When you examine the exponential function in tandem with linear expressions like \( 1 + x \), you begin to comprehend its rapid growth rate. For any positive value of \( x \), the function \( e^x \) increases faster than a linear term, which can be seen by comparing their derivatives—the slope of \( e^x \) (which is \( e^x \) itself) is always greater than the slope of the line \( 1 + x \) (which is simply 1). This property plays a crucial role when analyzing inequalities involving exponential functions.

The natural logarithm, represented as \( \log(e) \) or simply \( \ln \), is the logarithm to the base \( e \), where \( e \) is an irrational and transcendental constant approximately equal to 2.71828. The natural logarithm is the inverse function of the exponential function, thus \( \ln(e^x) = x \) and \( e^{\ln(x)} = x \).

In calculus, the derivative of \( \ln(x) \) is \( \frac{1}{x} \), which signifies that as \( x \) gets larger, the slope of the natural logarithm function gets smaller, growing at a decreasing rate. This is in stark contrast to the behavior of the exponential function. In the context of inequalities involving a natural logarithm, we often leverage the connection between the logarithmic function and exponential growth to evaluate the rate of change and relative magnitude of different functions at various values of \( x \).

Inequalities are a fundamental part of calculus and mathematical analysis, often used to express the relationship between two expressions. Analyzing inequalities in calculus often involves using derivatives to compare the rates of change of two functions, which can indicate which function is increasing more rapidly over a range of values.

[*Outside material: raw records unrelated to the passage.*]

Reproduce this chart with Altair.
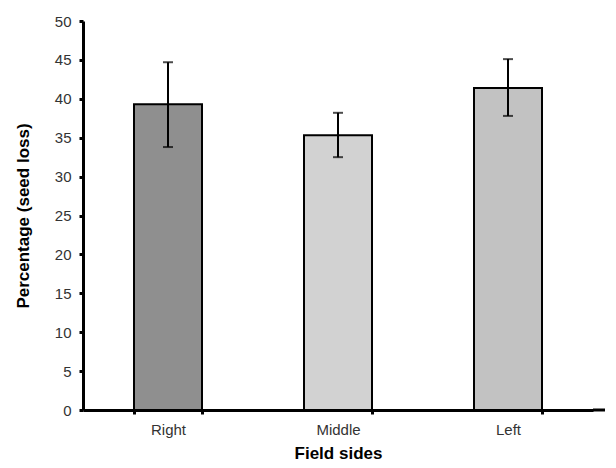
import altair as alt
import pandas as pd

sides = ["Right", "Middle", "Left"]
means = [39.3, 35.3, 41.4]
err_low = [33.8, 32.5, 37.8]
err_high = [44.7, 38.2, 45.1]
fills = ["#8f8f8f", "#d2d2d2", "#c2c2c2"]
y_ticks = [0, 5, 10, 15, 20, 25, 30, 35, 40, 45, 50]

df = pd.DataFrame({"side": sides, "mean": means, "lo": err_low, "hi": err_high, "fill": fills})

FONT = "Liberation Sans"

x_scale = alt.Scale(paddingInner=0.6, paddingOuter=0.3)
y_scale = alt.Scale(domain=[0, 50], nice=False)

x = alt.X("side:N", sort=sides, title="Field sides", scale=x_scale,
          axis=alt.Axis(labelAngle=0, tickBand="extent", labelPadding=8, titlePadding=8))
y = alt.Y("mean:Q", title="Percentage (seed loss)", scale=y_scale,
          axis=alt.Axis(values=y_ticks, labelOverlap=False, labelPadding=8, titlePadding=22))

base = alt.Chart(df).encode(x=x)

bars = base.mark_bar(stroke="#000000", strokeWidth=2).encode(
    y=y, fill=alt.Fill("fill:N", scale=None))

rules = base.mark_rule(color="#000000", strokeWidth=2).encode(
    y=alt.Y("lo:Q", axis=None), y2="hi:Q")
cap_hi = base.mark_tick(color="#000000", thickness=2, size=10).encode(
    y=alt.Y("hi:Q", axis=None))
cap_lo = base.mark_tick(color="#000000", thickness=2, size=10).encode(
    y=alt.Y("lo:Q", axis=None))

ext = alt.Chart(pd.DataFrame({"v": [0]})).mark_rule(color="#000000", strokeWidth=3).encode(
    x=alt.value(510), x2=alt.value(522), y=alt.value(389))

chart = alt.layer(bars, rules, cap_hi, cap_lo, ext).resolve_axis(
    y="independent"
).resolve_scale(
    y="shared"
).properties(
    width=510, height=389, background="#ffffff",
    padding={"left": 6, "top": 6, "right": 0, "bottom": 0}
).configure_view(stroke=None).configure_axis(
    labelFont=FONT, labelColor="#333333", labelFontSize=15,
    titleFont=FONT, titleFontWeight="bold", titleColor="#000000", titleFontSize=17,
    domainColor="#000000", domainWidth=3, tickColor="#000000", tickWidth=3, tickSize=4,
    grid=False
)

chart.save("out.html", embed_options={"renderer": "svg", "actions": False})
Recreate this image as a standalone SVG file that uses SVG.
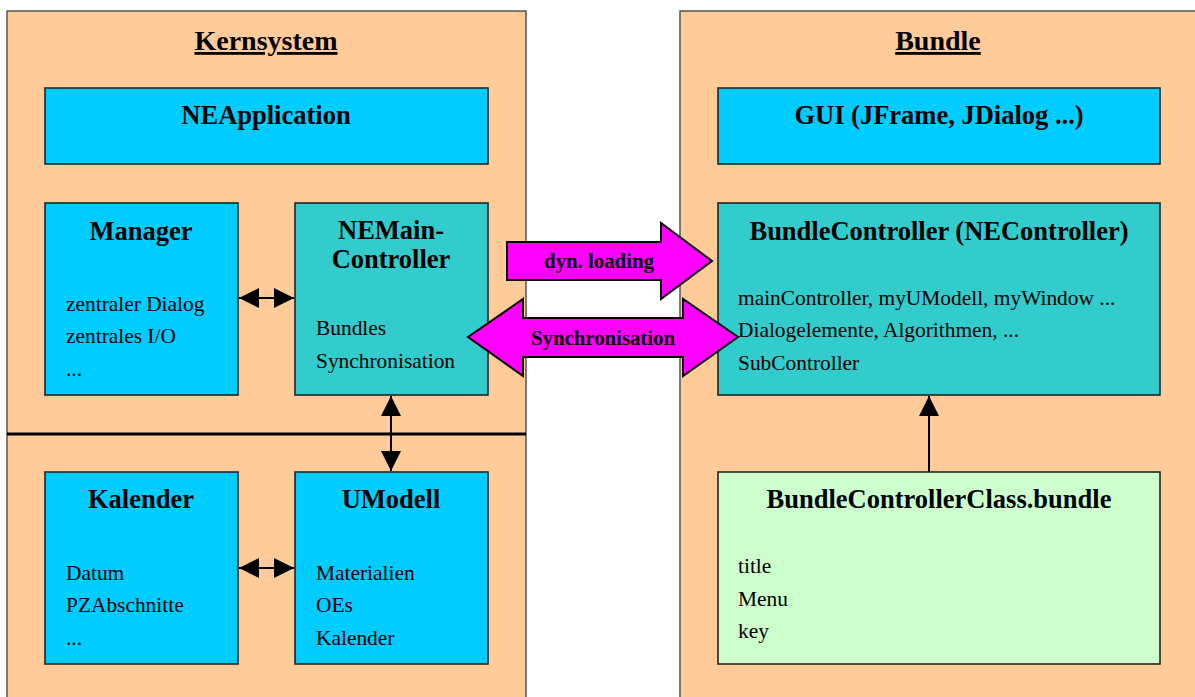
<svg xmlns="http://www.w3.org/2000/svg" width="1195" height="697" viewBox="0 0 1195 697">
  <style>
    text { font-family: "Liberation Serif", "Times New Roman", serif; fill: #000; }
    .panel { fill: #FFCC99; stroke: #555; stroke-width: 1.5; }
    .box { stroke: #222; stroke-width: 1.6; }
    .cyan { fill: #00CCFF; }
    .teal { fill: #33CCCC; }
    .green { fill: #CCFFCC; }
    .title { font-size: 28px; font-weight: bold; text-anchor: middle; text-decoration: underline; }
    .head { font-size: 26.5px; font-weight: bold; text-anchor: middle; }
    .body { font-size: 21.4px; }
    .big { fill: #FF00FF; stroke: #000; stroke-width: 2; stroke-linejoin: miter; }
    .blabel { font-size: 20.8px; font-weight: bold; text-anchor: middle; }
    .conn { stroke: #000; stroke-width: 2; fill: none; }
  </style>
  <defs>
    <marker id="tri20" viewBox="0 0 20 20" refX="20" refY="10" markerWidth="20" markerHeight="20" markerUnits="userSpaceOnUse" orient="auto-start-reverse">
      <path d="M0,0 L20,10 L0,20 Z" fill="#000"/>
    </marker>
  </defs>

  <rect width="1195" height="697" fill="#fff"/>

  <!-- Panels -->
  <g id="kernsystem">
    <rect class="panel" x="7" y="11" width="519" height="700"/>
    <line x1="7" y1="434" x2="526" y2="434" stroke="#000" stroke-width="3"/>
    <text class="title" x="266" y="50">Kernsystem</text>
  </g>
  <g id="bundle">
    <rect class="panel" x="680" y="11" width="530" height="700"/>
    <text class="title" x="938" y="50">Bundle</text>
  </g>

  <!-- Kernsystem nodes -->
  <g id="neapplication">
    <rect class="box cyan" x="45" y="88" width="443" height="76"/>
    <text class="head" x="266" y="124">NEApplication</text>
  </g>
  <g id="manager">
    <rect class="box cyan" x="45" y="203" width="193" height="192"/>
    <text class="head" x="141" y="240">Manager</text>
    <text class="body" x="66" y="311">zentraler Dialog</text>
    <text class="body" x="66" y="343">zentrales I/O</text>
    <text class="body" x="66" y="376">...</text>
  </g>
  <g id="nemaincontroller">
    <rect class="box teal" x="295" y="203" width="193" height="192"/>
    <text class="head" x="391" y="239">NEMain-</text>
    <text class="head" x="391" y="268">Controller</text>
    <text class="body" x="316" y="335">Bundles</text>
    <text class="body" x="316" y="368">Synchronisation</text>
  </g>
  <g id="kalender">
    <rect class="box cyan" x="45" y="472" width="193" height="192"/>
    <text class="head" x="141" y="508">Kalender</text>
    <text class="body" x="66" y="580">Datum</text>
    <text class="body" x="66" y="612">PZAbschnitte</text>
    <text class="body" x="66" y="645">...</text>
  </g>
  <g id="umodell">
    <rect class="box cyan" x="295" y="472" width="193" height="192"/>
    <text class="head" x="391" y="508">UModell</text>
    <text class="body" x="316" y="580">Materialien</text>
    <text class="body" x="316" y="612">OEs</text>
    <text class="body" x="316" y="645">Kalender</text>
  </g>

  <!-- Bundle nodes -->
  <g id="gui">
    <rect class="box cyan" x="718" y="88" width="442" height="76"/>
    <text class="head" x="939" y="124">GUI (JFrame, JDialog ...)</text>
  </g>
  <g id="bundlecontroller">
    <rect class="box teal" x="718" y="203" width="442" height="192"/>
    <text class="head" x="939" y="240">BundleController (NEController)</text>
    <text class="body" x="738" y="305">mainController, myUModell, myWindow ...</text>
    <text class="body" x="738" y="337">Dialogelemente, Algorithmen, ...</text>
    <text class="body" x="738" y="370">SubController</text>
  </g>
  <g id="bundlecontrollerclass">
    <rect class="box green" x="718" y="472" width="442" height="192"/>
    <text class="head" x="939" y="508">BundleControllerClass.bundle</text>
    <text class="body" x="738" y="573">title</text>
    <text class="body" x="738" y="606">Menu</text>
    <text class="body" x="738" y="638">key</text>
  </g>

  <!-- Connectors -->
  <g id="connectors">
    <line class="conn" x1="239" y1="298" x2="294" y2="298" marker-start="url(#tri20)" marker-end="url(#tri20)"/>
    <line class="conn" x1="239" y1="568" x2="294" y2="568" marker-start="url(#tri20)" marker-end="url(#tri20)"/>
    <line class="conn" x1="391" y1="396" x2="391" y2="471" marker-start="url(#tri20)" marker-end="url(#tri20)"/>
    <line class="conn" x1="929" y1="472" x2="929" y2="396" marker-end="url(#tri20)"/>

    <!-- block arrow: dyn. loading -->
    <path class="big" d="M507,242 L661,242 L661,223 L712,261 L661,299 L661,280 L507,280 Z"/>
    <text class="blabel" x="599" y="268">dyn. loading</text>

    <!-- block arrow: Synchronisation (double-headed) -->
    <path class="big" d="M468,337 L523,299 L523,318 L683,318 L683,299 L738,337 L683,376 L683,357 L523,357 L523,376 Z"/>
    <text class="blabel" x="603" y="345">Synchronisation</text>
  </g>
</svg>
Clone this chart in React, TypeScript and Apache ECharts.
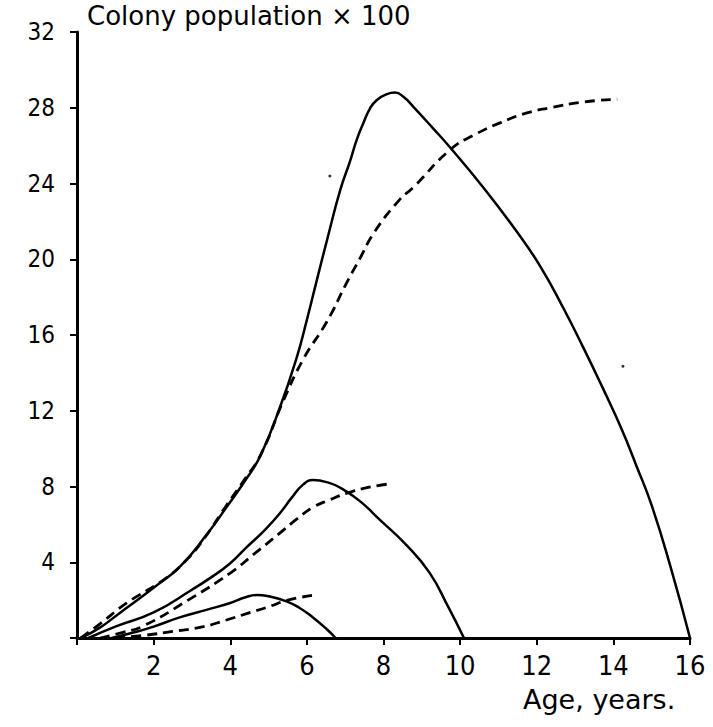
import React, { useEffect, useRef } from "react";
import * as echarts from "echarts";

const xTicks = [0, 2, 4, 6, 8, 10, 12, 14, 16];
const yTicks = [0, 4, 8, 12, 16, 20, 24, 28, 32];

const bigSolid: [number, number][] = [
  [0.1, 0], [0.6, 0.55], [1.1, 1.3], [2.0, 2.65], [2.7, 3.8], [3.4, 5.5], [3.9, 6.9],
  [4.35, 8.2], [4.78, 9.6], [5.3, 12.2], [5.74, 14.85], [6.0, 16.8], [6.26, 18.9],
  [6.55, 21.2], [6.87, 23.65], [7.13, 25.2], [7.3, 26.3], [7.47, 27.17], [7.65, 27.97],
  [7.82, 28.4], [8.09, 28.72], [8.3, 28.8], [8.52, 28.58], [8.78, 28.05], [9.3, 26.9],
  [9.74, 25.9], [10.6, 23.8], [11.5, 21.4], [12.1, 19.6], [12.7, 17.4], [13.2, 15.4],
  [13.7, 13.3], [14.2, 11.1], [14.6, 9.1], [15.0, 7.0], [15.5, 3.7], [16.0, 0],
];

const bigDashed: [number, number][] = [
  [0.1, 0], [0.6, 0.75], [1.3, 1.85], [2.25, 3.06], [2.8, 4.0], [3.3, 5.2], [3.9, 7.0],
  [4.35, 8.3], [4.8, 9.7], [5.38, 12.5], [5.9, 14.7], [6.52, 16.7], [7.05, 18.8],
  [7.4, 20.1], [7.75, 21.4], [8.4, 23.1], [8.78, 23.8], [9.75, 25.8], [10.4, 26.6],
  [11.04, 27.2], [11.7, 27.7], [12.35, 28.0], [13.2, 28.3], [14.1, 28.45],
];

const midSolid: [number, number][] = [
  [0.3, 0], [1.0, 0.6], [2.0, 1.35], [3.0, 2.55], [3.5, 3.2], [4.0, 3.95], [4.43, 4.8],
  [4.9, 5.7], [5.3, 6.6], [5.6, 7.4], [5.9, 8.1], [6.16, 8.34], [6.6, 8.18], [6.9, 7.9],
  [7.4, 7.2], [7.9, 6.25], [8.6, 4.9], [9.2, 3.45], [9.7, 1.6], [10.1, 0],
];

const midDashed: [number, number][] = [
  [0.6, 0], [1.2, 0.3], [1.7, 0.6], [2.9, 2.0], [4.0, 3.43], [4.6, 4.4], [5.3, 5.55],
  [5.75, 6.3], [6.16, 6.9], [6.6, 7.3], [7.05, 7.65], [7.6, 7.95], [8.2, 8.15],
];

const smallSolid: [number, number][] = [
  [0.9, 0], [1.5, 0.3], [2.0, 0.6], [2.7, 1.1], [3.4, 1.5], [4.0, 1.85], [4.4, 2.15],
  [4.7, 2.27], [5.0, 2.2], [5.45, 1.95], [5.8, 1.6], [6.15, 1.1], [6.5, 0.5], [6.75, 0],
];

const smallDashed: [number, number][] = [
  [1.0, 0], [1.8, 0.15], [2.5, 0.35], [3.3, 0.6], [3.9, 0.95], [4.45, 1.3], [5.0, 1.65],
  [5.5, 2.0], [6.15, 2.25],
];

const specks: [number, number][] = [
  [6.6, 24.4], [14.25, 14.35],
];

const FONT_Y = "'DejaVu Sans Condensed', 'DejaVu Sans', sans-serif";
const FONT_X = "'Liberation Sans Narrow', 'DejaVu Sans Condensed', sans-serif";
const FONT_T = "'DejaVu Sans', sans-serif";

export default function App() {
  const ref = useRef<HTMLDivElement>(null);
  useEffect(() => {
    if (!ref.current) return;
    const chart = echarts.init(ref.current, undefined, { renderer: "svg" });
    const solid = (data: [number, number][]) => ({
      type: "line",
      data,
      smooth: 0.5,
      symbol: "none",
      lineStyle: { color: "#000", width: 2.5 },
    });
    const dashed = (data: [number, number][]) => ({
      type: "line",
      data,
      smooth: 0.5,
      symbol: "none",
      lineStyle: { color: "#000", width: 2.8, type: [10, 6] },
    });
    chart.setOption({
      animation: false,
      backgroundColor: "#fff",
      grid: { left: 77, right: 23, top: 32, bottom: 89, containLabel: false },
      xAxis: {
        type: "value",
        min: 0,
        max: 16,
        interval: 2,
        axisLine: { show: true, lineStyle: { color: "#000", width: 3 } },
        axisTick: { show: true, length: 7, lineStyle: { color: "#000", width: 2 } },
        splitLine: { show: false },
        axisLabel: {
          color: "#000",
          fontFamily: FONT_X,
          fontSize: 27,
          margin: 14,
          formatter: (v: number) => (v === 0 ? "" : String(v)),
        },
      },
      yAxis: {
        type: "value",
        min: 0,
        max: 32,
        interval: 4,
        axisLine: { show: true, lineStyle: { color: "#000", width: 3 } },
        axisTick: { show: true, length: 7, lineStyle: { color: "#000", width: 2 } },
        splitLine: { show: false },
        axisLabel: {
          color: "#000",
          fontFamily: FONT_Y,
          fontSize: 24,
          margin: 22,
          formatter: (v: number) => (v === 0 ? "" : String(v)),
        },
      },
      graphic: [
        {
          type: "text",
          left: 87,
          top: 3,
          style: { text: "Colony population × 100", fontFamily: FONT_T, fontSize: 26, fill: "#000" },
        },
        {
          type: "text",
          left: 523,
          top: 686,
          style: { text: "Age, years.", fontFamily: FONT_T, fontSize: 27, fill: "#000" },
        },
      ],
      series: [
        solid(bigSolid),
        dashed(bigDashed),
        solid(midSolid),
        dashed(midDashed),
        solid(smallSolid),
        dashed(smallDashed),
        {
          type: "scatter",
          data: specks,
          symbolSize: 3,
          itemStyle: { color: "#000" },
        },
      ],
    });
    return () => chart.dispose();
  }, []);
  return (
    <div
      ref={ref}
      style={{ position: "absolute", left: 0, top: 0, width: 713, height: 727, background: "#fff" }}
    />
  );
}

As shown in the exercise, to prove that \( e^x - 1 \) is greater than \( (1+x) \log(1+x) \) when \( x > 0 \), we calculated the derivatives of the two functions. Since the derivative of \( e^x \) is greater than that of \( \log(1+x) \), we can deduce that \( e^x \) grows faster than \( (1+x) \log(1+x) \). By integrating the derivatives from 0 to \( x \), we demonstrated the inequality holds true. This approach illustrates how differential calculus is employed to assist in proving inequalities.